→ **Provided data**
::::::::

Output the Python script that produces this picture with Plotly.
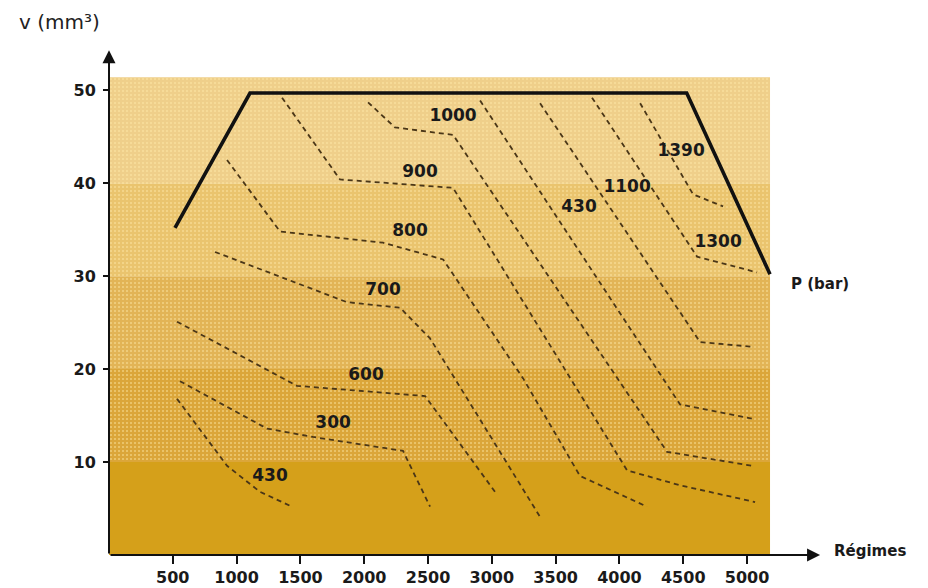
import plotly.graph_objects as go

# Engine speed (rpm) vs injected volume (mm3): iso-pressure lines inside the operating envelope

# Background bands of injected volume
band_low = [0, 10, 20, 30, 40]
band_high = [10, 20, 30, 40, 51.4]
band_colors = ["#D5A01A", "#DBA63A", "#E2B456", "#EAC46E", "#EFCF8A"]
band_x_end = 5180
stipple_low = 10          # stippled texture covers the bands above this volume
stipple_color = "rgba(255,236,170,0.55)"

# Operating envelope (full-load curve)
envelope_x = [517, 1105, 4527, 5180]
envelope_y = [35.2, 49.7, 49.7, 30.2]

# Iso-pressure lines (rpm, mm3)
line_430_x = [533, 925, 1183, 1418]
line_430_y = [16.8, 9.6, 6.8, 5.3]
line_300_x = [556, 1238, 1599, 2304, 2516]
line_300_y = [18.7, 13.6, 12.7, 11.2, 5.2]
line_600_x = [533, 1473, 2477, 3025]
line_600_y = [25.1, 18.2, 17.1, 6.8]
line_700_x = [831, 1865, 2281, 2516, 3378]
line_700_y = [32.6, 27.2, 26.6, 23.3, 4.1]
line_800_x = [925, 1340, 2147, 2618, 3245, 3691, 4216]
line_800_y = [42.5, 34.8, 33.6, 31.8, 19.0, 8.5, 5.2]
line_900_x = [1356, 1810, 2696, 4060, 4475, 5063]
line_900_y = [49.2, 40.4, 39.5, 9.1, 7.5, 5.7]
line_1000_x = [2030, 2241, 2696, 4373, 5039]
line_1000_y = [48.7, 46.0, 45.2, 11.1, 9.6]
line_430b_x = [2908, 4475, 5063]
line_430b_y = [48.9, 16.2, 14.6]
line_1100_x = [3378, 4632, 5047]
line_1100_y = [48.6, 22.9, 22.4]
line_1300_x = [3785, 4608, 5078]
line_1300_y = [49.2, 32.1, 30.4]
line_1390_x = [4162, 4577, 4812]
line_1390_y = [48.6, 38.8, 37.5]

iso_lines = [
    (line_430_x, line_430_y), (line_300_x, line_300_y), (line_600_x, line_600_y),
    (line_700_x, line_700_y), (line_800_x, line_800_y), (line_900_x, line_900_y),
    (line_1000_x, line_1000_y), (line_430b_x, line_430b_y), (line_1100_x, line_1100_y),
    (line_1300_x, line_1300_y), (line_1390_x, line_1390_y),
]

# Pressure labels (bar)
label_text = ["430", "300", "600", "700", "800", "900", "1000", "430", "1100", "1390", "1300"]
label_x = [1262, 1756, 2014, 2147, 2359, 2437, 2696, 3683, 4060, 4483, 4773]
label_y = [8.4, 14.1, 19.3, 28.4, 34.8, 41.1, 47.1, 37.4, 39.5, 43.4, 33.6]

# Axis ticks
x_ticks = [500, 1000, 1500, 2000, 2500, 3000, 3500, 4000, 4500, 5000]
y_ticks = [10, 20, 30, 40, 50]

X_MAX = 5650
Y_MAX = 59.6
x_arrow_tip = 5572
y_arrow_tip = 54.3

fig = go.Figure()

# Solid volume bands
shapes = [
    dict(type="rect", xref="x", yref="y", x0=0, x1=band_x_end, y0=lo, y1=hi,
         fillcolor=col, line=dict(width=0), layer="below")
    for lo, hi, col in zip(band_low, band_high, band_colors)
]

# Stippled texture over the upper bands
fig.add_trace(go.Bar(
    x=[band_x_end / 2],
    y=[band_high[-1] - stipple_low],
    base=[stipple_low],
    width=[band_x_end],
    marker=dict(
        color="rgba(0,0,0,0)",
        line=dict(width=0),
        pattern=dict(shape=".", fillmode="replace", bgcolor="rgba(0,0,0,0)",
                     fgcolor=stipple_color, size=4, solidity=0.2),
    ),
    hoverinfo="skip",
    showlegend=False,
))

for xs, ys in iso_lines:
    fig.add_trace(go.Scatter(
        x=xs, y=ys, mode="lines",
        line=dict(color="#4A3617", width=1.8, dash="5px,4px"),
        hoverinfo="skip", showlegend=False,
    ))

fig.add_trace(go.Scatter(
    x=envelope_x, y=envelope_y, mode="lines",
    line=dict(color="#111111", width=3.6),
    hoverinfo="skip", showlegend=False,
))

label_font = dict(family="DejaVu Sans", size=17, color="#1A1A1A", weight="bold")

fig.add_trace(go.Scatter(
    x=label_x, y=label_y, mode="text", text=label_text,
    textfont=label_font, textposition="middle center",
    hoverinfo="skip", showlegend=False,
))

annotations = [
    # axis arrows
    dict(x=0, y=y_arrow_tip, ax=0, ay=0, xref="x", yref="y", axref="x", ayref="y",
         showarrow=True, arrowhead=2, arrowsize=1.3, arrowwidth=2, arrowcolor="#111111", text=""),
    dict(x=x_arrow_tip, y=0, ax=0, ay=0, xref="x", yref="y", axref="x", ayref="y",
         showarrow=True, arrowhead=2, arrowsize=1.3, arrowwidth=2, arrowcolor="#111111", text=""),
    # axis titles
    dict(x=-0.068, y=0.962, xref="paper", yref="paper", text="v (mm³)", showarrow=False,
         font=dict(family="DejaVu Sans", size=20, color="#222222"), xanchor="center", yanchor="middle"),
    dict(x=1.003, y=0.008, xref="paper", yref="paper", text="Régimes", showarrow=False,
         font=dict(family="DejaVu Sans", size=15, color="#1A1A1A", weight="bold"),
         xanchor="left", yanchor="middle"),
    dict(x=5330, y=29.2, xref="x", yref="y", text="P (bar)", showarrow=False,
         font=dict(family="DejaVu Sans", size=15, color="#1A1A1A", weight="bold"),
         xanchor="left", yanchor="middle"),
]

tick_font = dict(family="DejaVu Sans", size=16, color="#1A1A1A", weight="bold")

fig.update_layout(
    width=928, height=588,
    margin=dict(l=109, r=98, t=1, b=31),
    paper_bgcolor="white", plot_bgcolor="white",
    shapes=shapes,
    annotations=annotations,
    bargap=0,
    xaxis=dict(range=[0, X_MAX], tickvals=x_ticks, ticks="outside", ticklen=8,
               tickwidth=1.5, tickcolor="#111111", showgrid=False, zeroline=False,
               showline=False, tickfont=tick_font, fixedrange=True),
    yaxis=dict(range=[0, Y_MAX], tickvals=y_ticks, ticks="outside", ticklen=5,
               tickwidth=1.5, tickcolor="#111111", showgrid=False, zeroline=False,
               showline=False, tickfont=tick_font, ticklabelstandoff=4, fixedrange=True),
)

fig.write_html("out.html")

::::::::

→ **Instructions to follow**
Could the lines from the top of the material through the line with "envelope_y = [35.2, 49.7, 49.7, 30.2]" be repeated exactly, pictures left out?

→ **Correct response**
Output the Python script that produces this picture with Plotly.
import plotly.graph_objects as go

# Engine speed (rpm) vs injected volume (mm3): iso-pressure lines inside the operating envelope

# Background bands of injected volume
band_low = [0, 10, 20, 30, 40]
band_high = [10, 20, 30, 40, 51.4]
band_colors = ["#D5A01A", "#DBA63A", "#E2B456", "#EAC46E", "#EFCF8A"]
band_x_end = 5180
stipple_low = 10          # stippled texture covers the bands above this volume
stipple_color = "rgba(255,236,170,0.55)"

# Operating envelope (full-load curve)
envelope_x = [517, 1105, 4527, 5180]
envelope_y = [35.2, 49.7, 49.7, 30.2]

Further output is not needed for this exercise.